Abstract

When Andrew McNeillie surrendered the last two volumes of The Essays of Virginia Woolf, I was apprehensive. He brought a unique level of knowledge and experience to the project. He assisted Anne Olivier Bell in her magisterial edition of The Diary of Virginia Woolf (five volumes) and produced fine editions of the Common Reader, First and Second Series. While his understanding of the intellectual and culture history of the period and of the life and work of Virginia Woolf is encyclopaedic, he wears his scholarship lightly, directing our attention always to the work with an apparatus that encourages us to read the essays without distraction before exploring references and connections. His remarkable work heightened our understanding and appreciation of one of the most compelling voices in Twentieth Century letters, and I was loath to trust another. Who else could work at this height and keep his footing? It was wasted worry.

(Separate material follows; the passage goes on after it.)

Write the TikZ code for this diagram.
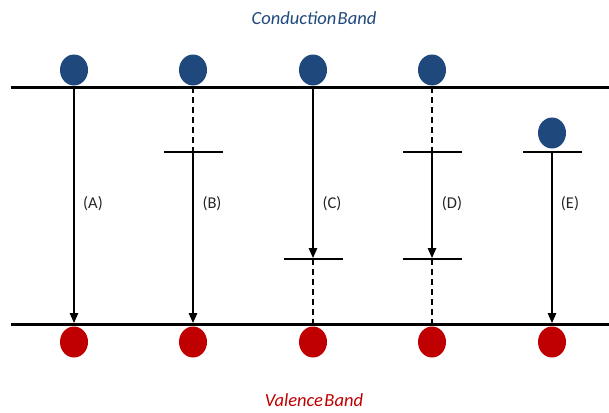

Stuart N. Clarke's edition of volume five of The Essays of Virginia Woolf continues Andrew's high level of scholarship and editorial care. Volume Five follows the principles established by McNeillie in the first four and, by increasing attention to textual details, adds depth and resonance. As with the earlier volumes, the fifth allows readers to read the essays without an intrusive apparatus that values the editor's knowledge and skill over the text. While this is the first rule of textual editing, it is often ignored. Thanks to McNeillie and Clarke, Virginia Woolf has been spared the fate of others, Joyce and Conrad most especially, whose work has often been asked to bear the weight of an editorial apparatus that suffocates the text, leaving the author and the reader short of breath.